Apple farmers listen to extension agent Marvin Owings during a pre-harvest apple tour on Tuesday. Apple farmers listen to extension agent Marvin Owings during a pre-harvest apple tour on Tuesday.

DANA — Despite an Easter morning freeze that wiped out some early varieties, Henderson County apple growers are guardedly optimistic about this year’s crop and the market price.


“It’s real good,” Dana grower Tony Hill said of his crop. “I’ve got actually got one of the best crops I’ve ever had except in Polk County. In Polk County, it’s so dry. I actually saw an article in the Tryon Bulletin that said it’s the driest summer down there since 2006. The rainfall had only been 1.57 inches in the last three months where they gauge it down there. Fruit down there is half as big as what it is in Henderson County. It ought to be twice as big as what it is here. Other than that, the fruit in Henderson County looks great.”
The dry weather is a threat. If it doesn’t rain, apples may stop growing. That risks a demotion from the more profitable fresh apple market to juice apple status.

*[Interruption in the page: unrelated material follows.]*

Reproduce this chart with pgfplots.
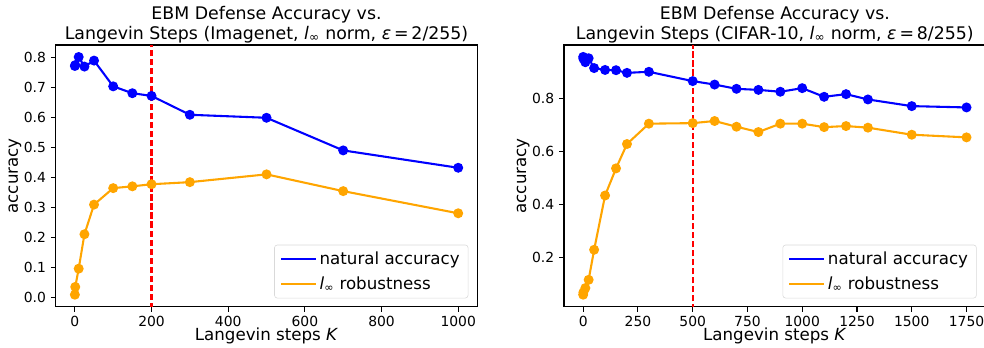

Growers are just now ramping up picking of early varieties like Galas and Ginger golds.
“If it don’t rain soon the ground will start pulling the moisture back out of the apple and they won’t move,” Hill said. “They’ll just sit there and won’t get any bigger.”
Edneyville grower Greg Nix said he was pleased with his crop so far but didn’t have a sense yet of the market price for fresh apples or juice apples. "It's too early," he said.
Jerred Nix, another Edneyville grower, is picking a block of galas he and his father, Jeff, grew in a high-yield trellis system.
“They look extremely good,” he said. “Red Delicious are good, Romes are good, Grannies are good, Stamens are good. The Goldens are light and the Mutsus are light and the Fugis are light. Every grower you talk to has got a different crop” because the Easter freeze caused  spotty damage, heavily damaging some orchards and sparing others. “It’s the craziest year I’ve ever seen.”
Buyers for Peterson Farms, the largest privately owned fruit processor in Michigan, have been in Henderson County this week.
“They quoted 25 cents for Gala and 15 cent for Goldens,” Hill said.
Trey Enloe, president of the Blue Ridge Apple Growers, grows apples on Pilot Mountain in Edneyville.
“North Carolina has a little bit of an advantage getting a jump on the rest of the country so prices usually start out higher,” he said. “We’re definitely a little bit drier than we should be.”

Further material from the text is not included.